Por Karla Souza
Na última quarta-feira (22), uma ação da Prefeitura de Santo Amaro resultou na derrubada de uma árvore sagrada consagrada a um orixá há 26 anos e na destruição de um assentamento de Exu, localizados em frente ao Terreiro Ilê Axé Omorodê Loní Oluayé, liderado pelo babalorixá Pai Gilson. A comunidade religiosa classificou o ato como intolerância religiosa e registrou queixa na Delegacia Territorial de Santo Amaro.
A prefeitura, liderada pelo prefeito Flaviano Bomfim (União Brasil), havia notificado Pai Gilson no último dia 20 de janeiro, determinando a demolição de uma barraca até a meia-noite do dia 22. Segundo as lideranças do terreiro, a ordem de remoção não incluía a árvore sagrada nem o assentamento, apenas a retirada de uma barraca de acarajé. Ainda assim, os trabalhadores municipais, utilizando um trator, derrubaram a árvore, desconsiderando os alertas da comunidade religiosa sobre sua importância espiritual.
Em nota divulgada nas redes sociais, a Prefeitura de Santo Amaro pediu desculpas pelo ocorrido e atribuiu o incidente a um erro da equipe designada para a execução da demolição. Além disso, informou que o caso seria investigado.
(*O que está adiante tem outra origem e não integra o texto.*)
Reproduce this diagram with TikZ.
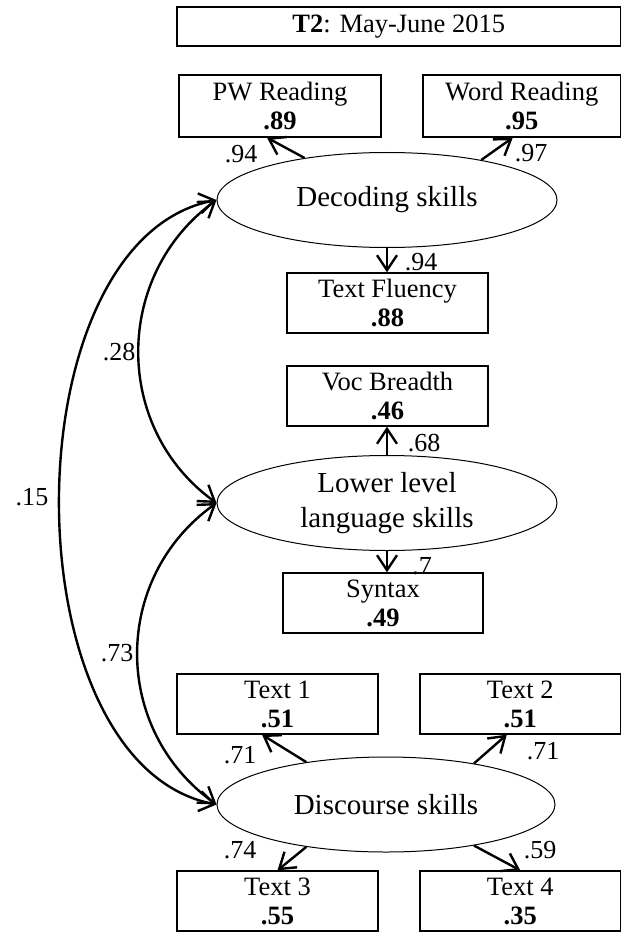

Apesar do pedido de desculpas, o ocorrido gerou revolta, principalmente porque a derrubada aconteceu um dia após o Dia Nacional de Combate à Intolerância Religiosa e da inauguração da primeira Delegacia Especializada de Combate ao Racismo e à Intolerância Religiosa (Decrin) da Bahia.
Mabô Kayodê, Omon Orixá de Ewá e integrante do terreiro, denunciou a ação em um vídeo divulgado nas redes sociais. Segundo Mabô, os membros do terreiro alertaram os funcionários sobre a presença do assentamento e a importância da árvore sagrada, mas os avisos foram ignorados. Ela descreveu o ato como uma demonstração de desrespeito às tradições afro-brasileiras.
Testemunhas relataram que a árvore foi arrancada enquanto membros do terreiro gritavam para interromper a ação. A árvore e o assentamento de Exu eram parte essencial das práticas espirituais e culturais do terreiro, cuja história remonta décadas de resistência religiosa em Santo Amaro.
Segundo a Polícia Civil, as circunstâncias do caso estão sendo apuradas e testemunhas serão ouvidas para esclarecer os fatos. A investigação incluirá possíveis violações de direitos religiosos e culturais protegidos pela legislação brasileira.
Dados divulgados pelo Ministério dos Direitos Humanos e da Cidadania (MDHC) exprimem a persistência do racismo religioso no Brasil, o que reforça a necessidade de ações mais efetivas para combater a discriminação e assegurar a liberdade religiosa garantida pela Constituição Federal.
O órgão informou que, ao longo de 2024, foram registradas 2.472 denúncias de intolerância religiosa no Disque Direitos Humanos (Disque 100), serviço sob coordenação da pasta. Os dados revelam que as religiões mais atingidas foram umbanda, com 151 registros, e candomblé, com 117, seguidas por evangélicos (88), católicos (53), espíritas (36), outras manifestações afro-brasileiras (21), islamismo (6) e judaísmo (2). Em 1.842 das denúncias, não houve especificação da religião.